| Aim of the exercise |
For this exercise, output only the lines between the "Give me the matplotlib source for this chart." line and the "bars = ax.bar(x, values, width=0.4, color='#C0504D')" line, both of them included, and skip all pictures.

| Data supplied |
═══

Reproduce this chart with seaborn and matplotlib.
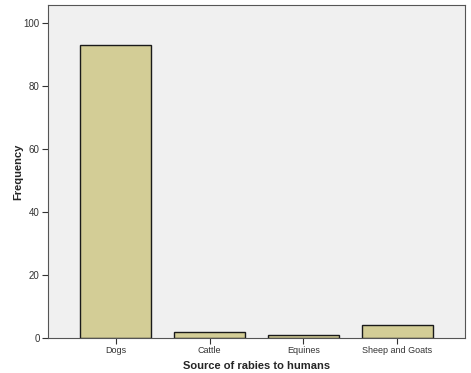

═══

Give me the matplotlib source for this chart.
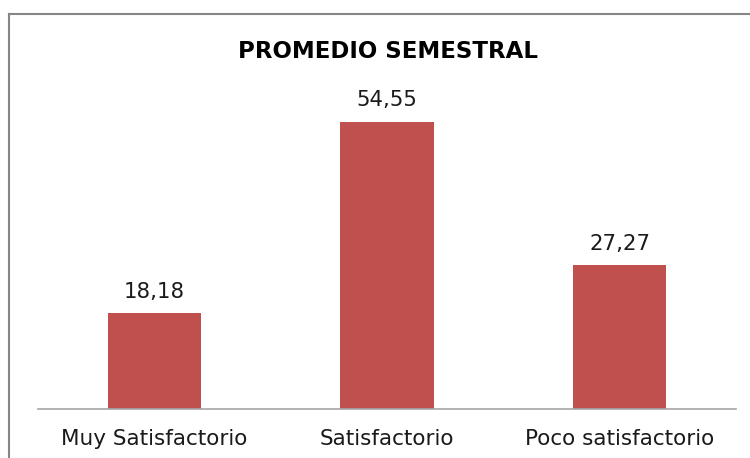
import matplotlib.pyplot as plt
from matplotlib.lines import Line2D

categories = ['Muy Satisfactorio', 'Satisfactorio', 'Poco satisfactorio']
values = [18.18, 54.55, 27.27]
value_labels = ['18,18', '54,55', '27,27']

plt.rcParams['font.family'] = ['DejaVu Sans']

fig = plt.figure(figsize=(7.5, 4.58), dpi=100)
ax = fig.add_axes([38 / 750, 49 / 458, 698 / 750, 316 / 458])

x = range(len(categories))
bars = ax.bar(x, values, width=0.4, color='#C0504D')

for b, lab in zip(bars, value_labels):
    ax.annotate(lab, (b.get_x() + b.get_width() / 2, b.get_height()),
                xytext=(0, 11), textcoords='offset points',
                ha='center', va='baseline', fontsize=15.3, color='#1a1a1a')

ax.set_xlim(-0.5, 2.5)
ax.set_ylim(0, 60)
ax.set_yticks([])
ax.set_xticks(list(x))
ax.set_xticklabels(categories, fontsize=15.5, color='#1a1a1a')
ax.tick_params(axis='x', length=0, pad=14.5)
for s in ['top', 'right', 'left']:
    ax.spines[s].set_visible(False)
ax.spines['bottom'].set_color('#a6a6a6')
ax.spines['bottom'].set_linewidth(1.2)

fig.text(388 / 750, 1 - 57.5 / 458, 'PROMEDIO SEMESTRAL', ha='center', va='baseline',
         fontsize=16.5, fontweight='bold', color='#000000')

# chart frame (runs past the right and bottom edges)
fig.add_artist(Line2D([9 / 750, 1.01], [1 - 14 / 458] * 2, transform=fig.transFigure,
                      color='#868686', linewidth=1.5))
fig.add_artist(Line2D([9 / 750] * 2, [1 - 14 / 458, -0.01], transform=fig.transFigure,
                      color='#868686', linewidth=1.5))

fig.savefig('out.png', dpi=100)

═══

| Task response |
Give me the matplotlib source for this chart.
import matplotlib.pyplot as plt
from matplotlib.lines import Line2D

categories = ['Muy Satisfactorio', 'Satisfactorio', 'Poco satisfactorio']
values = [18.18, 54.55, 27.27]
value_labels = ['18,18', '54,55', '27,27']

plt.rcParams['font.family'] = ['DejaVu Sans']

fig = plt.figure(figsize=(7.5, 4.58), dpi=100)
ax = fig.add_axes([38 / 750, 49 / 458, 698 / 750, 316 / 458])

x = range(len(categories))
bars = ax.bar(x, values, width=0.4, color='#C0504D')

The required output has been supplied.